Exercise prompt: Quote from the first line below through the line that contains "from matplotlib.lines import Line2D", both included, and leave the pictures out.

Given data:

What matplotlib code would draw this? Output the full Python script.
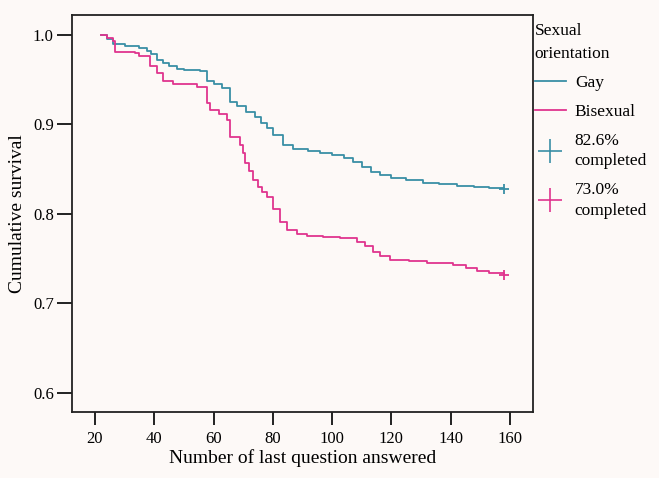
import matplotlib.pyplot as plt
from matplotlib.lines import Line2D

# step points (question number, cumulative survival)
gay_x = [22, 24, 26, 30, 33, 35, 37.5, 39, 41, 43, 45, 47.7, 50, 55.4, 57.8, 60,
         63, 65.5, 68, 71, 74, 76, 78, 80, 83.4, 86.8, 89, 92, 95.9, 100, 104,
         107, 110, 113, 116, 120, 125, 130.7, 136, 142, 148, 153, 158]
gay_y = [1.0, 0.995, 0.99, 0.988, 0.987, 0.985, 0.982, 0.978, 0.972, 0.968, 0.965,
         0.962, 0.961, 0.96, 0.948, 0.945, 0.941, 0.925, 0.92, 0.914, 0.908, 0.902,
         0.896, 0.888, 0.877, 0.873, 0.872, 0.87, 0.868, 0.866, 0.862, 0.858, 0.852,
         0.847, 0.843, 0.84, 0.838, 0.835, 0.833, 0.831, 0.83, 0.829, 0.828]

bi_x = [22, 24, 26, 26.7, 33.5, 35, 37.9, 38.6, 41, 43, 46.3, 54.4, 57.8, 58.8,
        62, 64.5, 65.5, 68.9, 70, 70.6, 72, 73.4, 75, 76.5, 78, 80, 82.4, 84.8,
        88, 91.5, 97, 102.7, 108.4, 111, 113.8, 116, 119.5, 126, 132, 140.8, 145,
        148.9, 153, 158]
bi_y = [1.0, 0.996, 0.993, 0.981, 0.98, 0.976, 0.976, 0.965, 0.957, 0.948, 0.945,
        0.942, 0.924, 0.916, 0.912, 0.905, 0.886, 0.877, 0.868, 0.857, 0.848, 0.838,
        0.83, 0.825, 0.819, 0.805, 0.791, 0.782, 0.778, 0.775, 0.774, 0.773, 0.769,
        0.764, 0.758, 0.753, 0.749, 0.747, 0.745, 0.743, 0.74, 0.736, 0.734, 0.732]

groups = ['Gay', 'Bisexual']
completed = ['82.6%\ncompleted', '73.0%\ncompleted']
colors = ['#3a8fa6', '#e0348e']

plt.rcParams['font.family'] = ['Liberation Serif', 'DejaVu Serif']

fig = plt.figure(figsize=(6.59, 4.78), dpi=100)
fig.patch.set_facecolor('#fdf9f7')
ax = fig.add_axes([0.109, 0.138, 0.700, 0.831])
ax.set_facecolor('#fdf9f7')

ax.step(gay_x, gay_y, where='post', color=colors[0], lw=1.3)
ax.step(bi_x, bi_y, where='post', color=colors[1], lw=1.3)
ax.plot(gay_x[-1], gay_y[-1], marker='+', color=colors[0], ms=7, mew=1.3)
ax.plot(bi_x[-1], bi_y[-1], marker='+', color=colors[1], ms=7, mew=1.3)

ax.set_xlim(12.2, 167.8)
ax.set_ylim(0.5788, 1.0223)
ax.set_xticks(range(20, 161, 20))
ax.set_yticks([0.6, 0.7, 0.8, 0.9, 1.0])
ax.set_yticklabels(['0.6', '0.7', '0.8', '0.9', '1.0'])
ax.tick_params(axis='x', length=9.5, width=1.4, labelsize=12, color='#222222', pad=4)
ax.tick_params(axis='y', length=11, width=1.4, labelsize=12, color='#222222', pad=2)
for s in ax.spines.values():
    s.set_linewidth(1.3)
    s.set_color('#222222')

ax.set_xlabel('Number of last question answered', fontsize=14, labelpad=2)
ax.set_ylabel('Cumulative survival', fontsize=14, labelpad=5)

handles = [
    Line2D([], [], color=colors[0], lw=1.3),
    Line2D([], [], color=colors[1], lw=1.3),
    Line2D([], [], color=colors[0], lw=0, marker='+', ms=17, mew=1.2),
    Line2D([], [], color=colors[1], lw=0, marker='+', ms=17, mew=1.2),
]
leg = ax.legend(handles, groups + completed, title='Sexual\norientation',
                loc='upper left', bbox_to_anchor=(1.0, 0.985), frameon=False,
                fontsize=12.5, title_fontsize=12.5, alignment='left',
                handlelength=1.8, handletextpad=0.5, labelspacing=0.75,
                borderaxespad=0, borderpad=0.1)
leg.get_title().set_linespacing(1.6)
for t in leg.get_texts():
    t.set_linespacing(1.35)

fig.savefig('out.png', dpi=100, facecolor=fig.get_facecolor())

Exercise response:
What matplotlib code would draw this? Output the full Python script.
import matplotlib.pyplot as plt
from matplotlib.lines import Line2D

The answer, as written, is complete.